Blonde obvia el personaje de Marilyn Monroe, su impostación glamurosa con la que conquistó a ese público que hizo de ella un icono sexual, para centrarse en el personaje de Norma Jean, la que aparece detrás de esa máscara en cuanto se rasca el maquillaje, la que, en un momento determinado de la película, se niega a seguir rodando con Faldas y a lo loco porque ya no puede más y está absolutamente rota por dentro. Hay quien dice que Marilyn Monroe tiene suerte de haber muerto para no ver lo que han hecho de ella en esta película que se ceba con su cadáver exquisito. Discrepo frontalmente. Yo creo que Norma Jean estaría satisfecha del doloroso retrato que se hace de su existencia en el film de Andrew Dominik.
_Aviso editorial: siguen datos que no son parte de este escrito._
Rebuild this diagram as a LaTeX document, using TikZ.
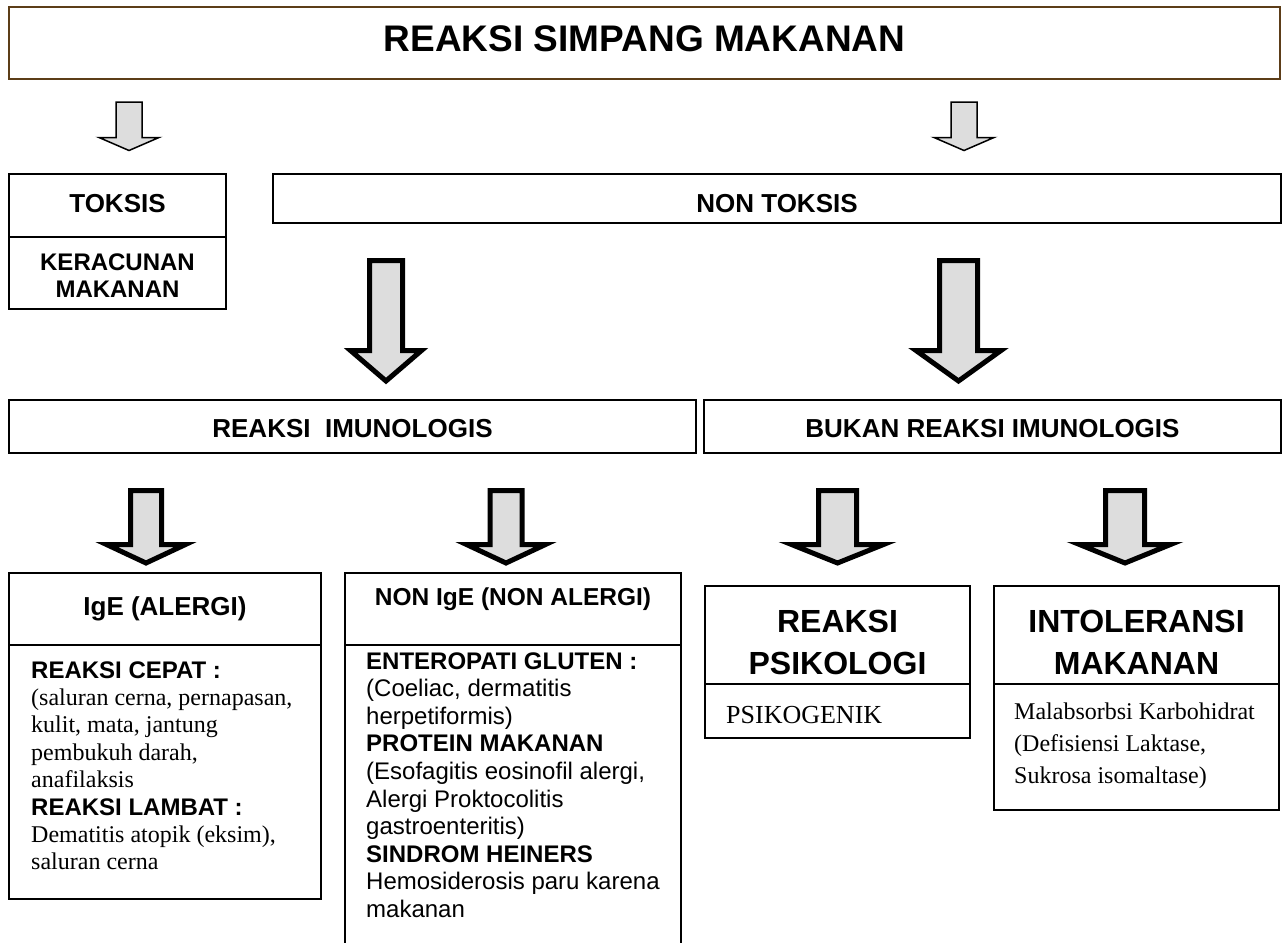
\documentclass[tikz,border=0pt]{standalone}
\usepackage{fontspec}
\setmainfont{Liberation Serif}
\setsansfont{Liberation Sans}
\definecolor{titlebrown}{RGB}{92,61,24}
\definecolor{arrowgray}{RGB}{221,221,221}
% #1 style, #2 cx, #3 top, #4 head top, #5 tip, #6 shaft half, #7 head half
\newcommand{\fatdown}[7]{%
  \draw[#1] (#2-#6,#3) -- (#2+#6,#3) -- (#2+#6,#4) -- (#2+#7,#4) -- (#2,#5)
    -- (#2-#7,#4) -- (#2-#6,#4) -- cycle;}
\tikzset{
  box/.style={draw=black, line width=1.8pt, inner sep=0pt, fill=white},
  titlebox/.style={box, draw=titlebrown, line width=2.6pt},
  headtext/.style={font=\sffamily\bfseries\fontsize{26}{30}\selectfont, inner sep=0pt, anchor=base},
  bigtext/.style={font=\sffamily\bfseries\fontsize{32}{42}\selectfont, inner sep=0pt, anchor=base, align=center},
  bodytext/.style={inner sep=0pt, anchor=base west},
  thinarrow/.style={draw=black, fill=arrowgray, line width=1.5pt, line join=miter},
  thickarrow/.style={draw=black, fill=arrowgray, line width=5pt, line join=miter}
}
\begin{document}
\begin{tikzpicture}[x=1pt, y=-1pt]
\useasboundingbox (0,0) rectangle (1284,942);
\clip (0,0) rectangle (1284,942);

% title
\node[titlebox, minimum width=1271pt, minimum height=72pt] (title) at (644.5,43) {};
\node[headtext, font=\sffamily\bfseries\fontsize{37}{40}\selectfont] (titlet) at (644.5,52) {REAKSI SIMPANG MAKANAN};

% top arrows
\fatdown{thinarrow}{129}{102}{137.5}{150.5}{13}{30}
\fatdown{thinarrow}{964}{102}{137.5}{150.5}{13}{30}

% toksis
\node[box, minimum width=217pt, minimum height=63pt] (toksis) at (117.5,205.5) {};
\node[box, minimum width=217pt, minimum height=72pt] (keracunan) at (117.5,273) {};
\node[headtext] (toksist) at (117.5,212) {TOKSIS};
\node[headtext, font=\sffamily\bfseries\fontsize{24}{27}\selectfont, align=center] (keracunant) at (117.5,297) {KERACUNAN\\MAKANAN};

% non toksis
\node[box, minimum width=1008pt, minimum height=49pt] (nontoksis) at (777,198.5) {};
\node[headtext] (nontoksist) at (777,212) {NON TOKSIS};

% big arrows
\fatdown{thickarrow}{386}{260.5}{350.5}{381}{16.5}{35.5}
\fatdown{thickarrow}{958.5}{260.5}{350.5}{381}{19}{42.5}

% level 2
\node[box, minimum width=687pt, minimum height=53pt] (imun) at (352.5,426.5) {};
\node[headtext] (imunt) at (352.5,437) {REAKSI\ \ IMUNOLOGIS};
\node[box, minimum width=577pt, minimum height=53pt] (bukan) at (992.5,426.5) {};
\node[headtext] (bukant) at (992.5,437) {BUKAN REAKSI IMUNOLOGIS};

% lower arrows
\fatdown{thickarrow}{146}{490.5}{544.5}{563}{15.5}{39.5}
\fatdown{thickarrow}{506}{490.5}{544.5}{563}{16}{39.5}
\fatdown{thickarrow}{837.5}{490.5}{544.5}{563}{19}{46}
\fatdown{thickarrow}{1125}{490.5}{544.5}{563}{19.5}{45.5}

% IgE
\node[box, minimum width=312pt, minimum height=72pt] (ige) at (165,609) {};
\node[box, minimum width=312pt, minimum height=254pt] (igebody) at (165,772) {};
\node[headtext] (iget) at (165,615) {IgE (ALERGI)};
\node[bodytext] (igebodyt) at (31,678) {\parbox[t]{285pt}{\fontsize{24}{27.4}\selectfont\raggedright
{\sffamily\bfseries REAKSI CEPAT :}\\
(saluran cerna, pernapasan,\\
kulit, mata, jantung\\
pembukuh darah,\\
anafilaksis\\
{\sffamily\bfseries REAKSI LAMBAT :}\\
Dematitis atopik (eksim),\\
saluran cerna}};

% NON IgE
\node[box, minimum width=336pt, minimum height=72pt] (nonige) at (513,609) {};
\node[box, minimum width=336pt, minimum height=315pt] (nonigebody) at (513,802.5) {};
\node[headtext, font=\sffamily\bfseries\fontsize{24.5}{28}\selectfont] (noniget) at (513,605) {NON IgE (NON ALERGI)};
\node[bodytext] (nonigebodyt) at (366,669) {\parbox[t]{310pt}{\sffamily\fontsize{24}{27.6}\selectfont\raggedright
{\bfseries ENTEROPATI GLUTEN :}\\
(Coeliac, dermatitis\\
herpetiformis)\\
{\bfseries PROTEIN MAKANAN}\\
(Esofagitis eosinofil alergi,\\
Alergi Proktocolitis\\
gastroenteritis)\\
{\bfseries SINDROM HEINERS}\\
Hemosiderosis paru karena\\
makanan}};

% Psikologi
\node[box, minimum width=265pt, minimum height=98pt] (psiko) at (837.5,635) {};
\node[box, minimum width=265pt, minimum height=54pt] (psikobody) at (837.5,711) {};
\node[bigtext] (psikot) at (837.5,674) {REAKSI\\PSIKOLOGI};
\node[bodytext, font=\fontsize{26}{30}\selectfont] (psikobodyt) at (726,723) {PSIKOGENIK};

% Intoleransi
\node[box, minimum width=285pt, minimum height=98pt] (intol) at (1136.5,635) {};
\node[box, minimum width=285pt, minimum height=126pt] (intolbody) at (1136.5,747) {};
\node[bigtext] (intolt) at (1136.5,674) {INTOLERANSI\\MAKANAN};
\node[bodytext] (intolbodyt) at (1014,719) {\parbox[t]{260pt}{\fontsize{24}{32}\selectfont\raggedright
Malabsorbsi Karbohidrat\\
(Defisiensi Laktase,\\
Sukrosa isomaltase)}};
\end{tikzpicture}
\end{document}
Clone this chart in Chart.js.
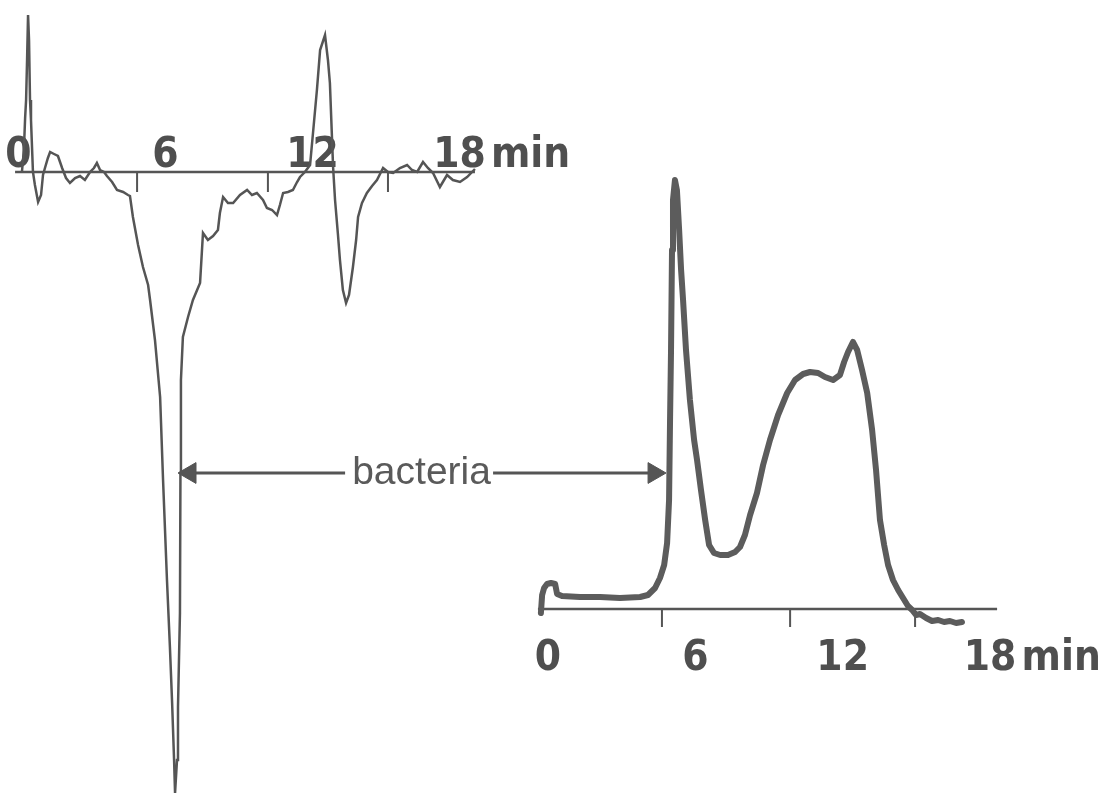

Blonde, y quizá muchos espectadores no se han dado cuenta de ello, no es un biopic de Marilyn Monroe sino de Norma Jean que acabó siendo asesinada por la primera y una sociedad profundamente machista de la que Hollywood era su reflejo.
Blonde no sería lo que para mí es, una película espléndida rodada a través de una serie de texturas cinematográficas originales —cambios de formato de pantalla, de cuadrada a panorámica; pase del blanco y negro al color; óptica deformante en la escena de amor triangular; plano desde el interior del inodoro cuando ella vomita tras hacerle una felación a John Kennedy, o ese otro, desde el interior de su útero, cuando los médicos se disponen a practicarle un aborto; planos cenitales de las masas esperando su llegada al estreno de sus películas— sin la presencia de Ana de Armas, metida de lleno en su personaje hasta el punto de ser Norma Jean e interiorizar en sus movimientos, miradas y gestos su sufrimiento. Sin alcanzar ese ángel especial de la original, que aunaba sexualidad, desvalimiento y ternura en la mirada, la actriz hispano cubana consigue meterse en uno de los papeles más complejos de su vida cinematográfica y aplica sobre sí misma el método Lee Strasberg, el profesor de interpretación que tanto marcó a Norma Jean y estuvo siempre a su lado. Ana de Armas brilla tan poderosamente en la cinta en una interpretación que ya suena para Oscar que hasta concita la admiración de los que detestan con toda su alma y toda su furia esta película compleja y controvertida que más que biopic es puro género negro con gotas de terror y toques oníricos y escenas surrealistas — Norma Jean entrando en esa casa en llamas —con las que explicita el estado mental y emocional de la protagonista. “En el cine te hacen pedacitos. Un corte tras otro. Es como un rompecabezas, pero tú no juntas las piezas”. Al final Norma Jean son esos pies descalzos que sobresalen de la cama y sobre los que se cierra el objetivo de la cámara. Blonde es una apuesta tan valiente como arriesgada no apta para todos los públicos que conmueve a unos mientras les resbala a otros.